§ Short problem
Leave out the pictures and retype only the lines from the opening line to the line that holds "ax.text(xc, v +", both ends included.

§ Dataset extract
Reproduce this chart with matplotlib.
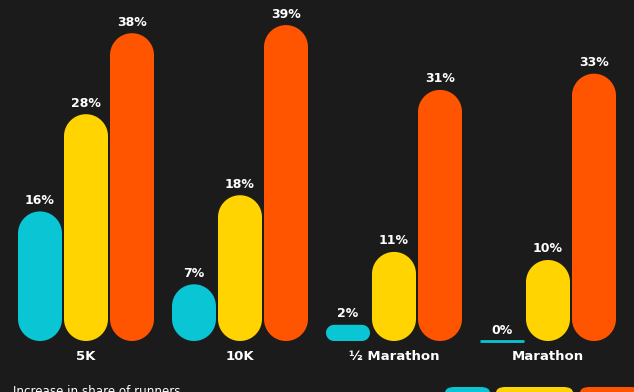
import numpy as np
import matplotlib
matplotlib.use("Agg")
import matplotlib.pyplot as plt
from matplotlib.patches import Polygon, FancyBboxPatch

categories = ["5K", "10K", "½ Marathon", "Marathon"]
series_a = [16, 7, 2, 0]
series_b = [28, 18, 11, 10]
series_c = [38, 39, 31, 33]
colors = ["#0AC5D3", "#FFD400", "#FF5500"]
value_labels_a = ["16%", "7%", "2%", "0%"]
value_labels_b = ["28%", "18%", "11%", "10%"]
value_labels_c = ["38%", "39%", "31%", "33%"]
caption = "Increase in share of runners"

W, H, DPI = 634, 392, 100
bg = "#1b1b1b"
fig = plt.figure(figsize=(W / DPI, H / DPI), dpi=DPI, facecolor=bg)
ax = fig.add_axes([0, 0, 1, 1])
ax.set_facecolor(bg)

group_px = 154.0
x0_px = 86.0
y0_px = 341.0
px_per_pct = 8.1
ax.set_xlim(-x0_px / group_px, (W - x0_px) / group_px)
ax.set_ylim(-(H - y0_px) / px_per_pct, y0_px / px_per_pct)
ax.axis("off")

xu = 1 / group_px      # x data units per pixel
yu = 1 / px_per_pct    # y data units per pixel

offset = 46 / group_px
width = 44 / group_px
font = dict(family="DejaVu Sans", weight="bold", color="white")


def rounded_bar(xc, v, color):
    """Rounded bar from 0 to v (data units), corner radius limited to half width/height."""
    w_px = width / xu
    h_px = v / yu
    r_px = min(w_px / 2, h_px / 2)
    t = np.linspace(0, np.pi / 2, 24)
    left, right = xc - width / 2, xc + width / 2
    rx, ry = r_px * xu, r_px * yu
    pts = []
    pts += list(zip(right - rx + rx * np.cos(t), v - ry + ry * np.sin(t)))
    pts += list(zip(left + rx - rx * np.sin(t), v - ry + ry * np.cos(t)))
    pts += list(zip(left + rx - rx * np.cos(t), ry - ry * np.sin(t)))
    pts += list(zip(right - rx + rx * np.sin(t), ry - ry * np.cos(t)))
    ax.add_patch(Polygon(pts, closed=True, fc=color, ec="none"))


all_series = [(series_a, value_labels_a), (series_b, value_labels_b), (series_c, value_labels_c)]
for si, (vals, labs) in enumerate(all_series):
    for gi, v in enumerate(vals):
        xc = gi + (si - 1) * offset
        if v == 0:
            ax.plot([xc - width / 2, xc + width / 2], [0, 0], color=colors[si], lw=2,
                    solid_capstyle="butt")
        else:
            rounded_bar(xc, v, colors[si])
        ax.text(xc, v + 11 * yu, labs[gi], ha="center", va="center", fontsize=9, **font)

for gi, c in enumerate(categories):
    ax.text(gi, -16 * yu, c, ha="center", va="center", fontsize=9.5, **font)

fig.text(13 / W, 1 - 385 / H, caption, ha="left", va="top", fontsize=8.6, color="white",
         family="DejaVu Sans")

# legend chips at bottom (cut off in the reference)
for (x1, x2), c in zip([(445, 490), (496, 573), (580, 640)], colors):
    chip = FancyBboxPatch((x1 / W, -0.05), (x2 - x1) / W, 1 - 387 / H + 0.05,
                          boxstyle="round,pad=0,rounding_size=0.015",
                          transform=fig.transFigure, fc=c, ec="none")
    fig.patches.append(chip)

fig.savefig("out.png", dpi=DPI, facecolor=bg)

§ Finished answer
Reproduce this chart with matplotlib.
import numpy as np
import matplotlib
matplotlib.use("Agg")
import matplotlib.pyplot as plt
from matplotlib.patches import Polygon, FancyBboxPatch

categories = ["5K", "10K", "½ Marathon", "Marathon"]
series_a = [16, 7, 2, 0]
series_b = [28, 18, 11, 10]
series_c = [38, 39, 31, 33]
colors = ["#0AC5D3", "#FFD400", "#FF5500"]
value_labels_a = ["16%", "7%", "2%", "0%"]
value_labels_b = ["28%", "18%", "11%", "10%"]
value_labels_c = ["38%", "39%", "31%", "33%"]
caption = "Increase in share of runners"

W, H, DPI = 634, 392, 100
bg = "#1b1b1b"
fig = plt.figure(figsize=(W / DPI, H / DPI), dpi=DPI, facecolor=bg)
ax = fig.add_axes([0, 0, 1, 1])
ax.set_facecolor(bg)

group_px = 154.0
x0_px = 86.0
y0_px = 341.0
px_per_pct = 8.1
ax.set_xlim(-x0_px / group_px, (W - x0_px) / group_px)
ax.set_ylim(-(H - y0_px) / px_per_pct, y0_px / px_per_pct)
ax.axis("off")

xu = 1 / group_px      # x data units per pixel
yu = 1 / px_per_pct    # y data units per pixel

offset = 46 / group_px
width = 44 / group_px
font = dict(family="DejaVu Sans", weight="bold", color="white")


def rounded_bar(xc, v, color):
    """Rounded bar from 0 to v (data units), corner radius limited to half width/height."""
    w_px = width / xu
    h_px = v / yu
    r_px = min(w_px / 2, h_px / 2)
    t = np.linspace(0, np.pi / 2, 24)
    left, right = xc - width / 2, xc + width / 2
    rx, ry = r_px * xu, r_px * yu
    pts = []
    pts += list(zip(right - rx + rx * np.cos(t), v - ry + ry * np.sin(t)))
    pts += list(zip(left + rx - rx * np.sin(t), v - ry + ry * np.cos(t)))
    pts += list(zip(left + rx - rx * np.cos(t), ry - ry * np.sin(t)))
    pts += list(zip(right - rx + rx * np.sin(t), ry - ry * np.cos(t)))
    ax.add_patch(Polygon(pts, closed=True, fc=color, ec="none"))


all_series = [(series_a, value_labels_a), (series_b, value_labels_b), (series_c, value_labels_c)]
for si, (vals, labs) in enumerate(all_series):
    for gi, v in enumerate(vals):
        xc = gi + (si - 1) * offset
        if v == 0:
            ax.plot([xc - width / 2, xc + width / 2], [0, 0], color=colors[si], lw=2,
                    solid_capstyle="butt")
        else:
            rounded_bar(xc, v, colors[si])
        ax.text(xc, v + 11 * yu, labs[gi], ha="center", va="center", fontsize=9, **font)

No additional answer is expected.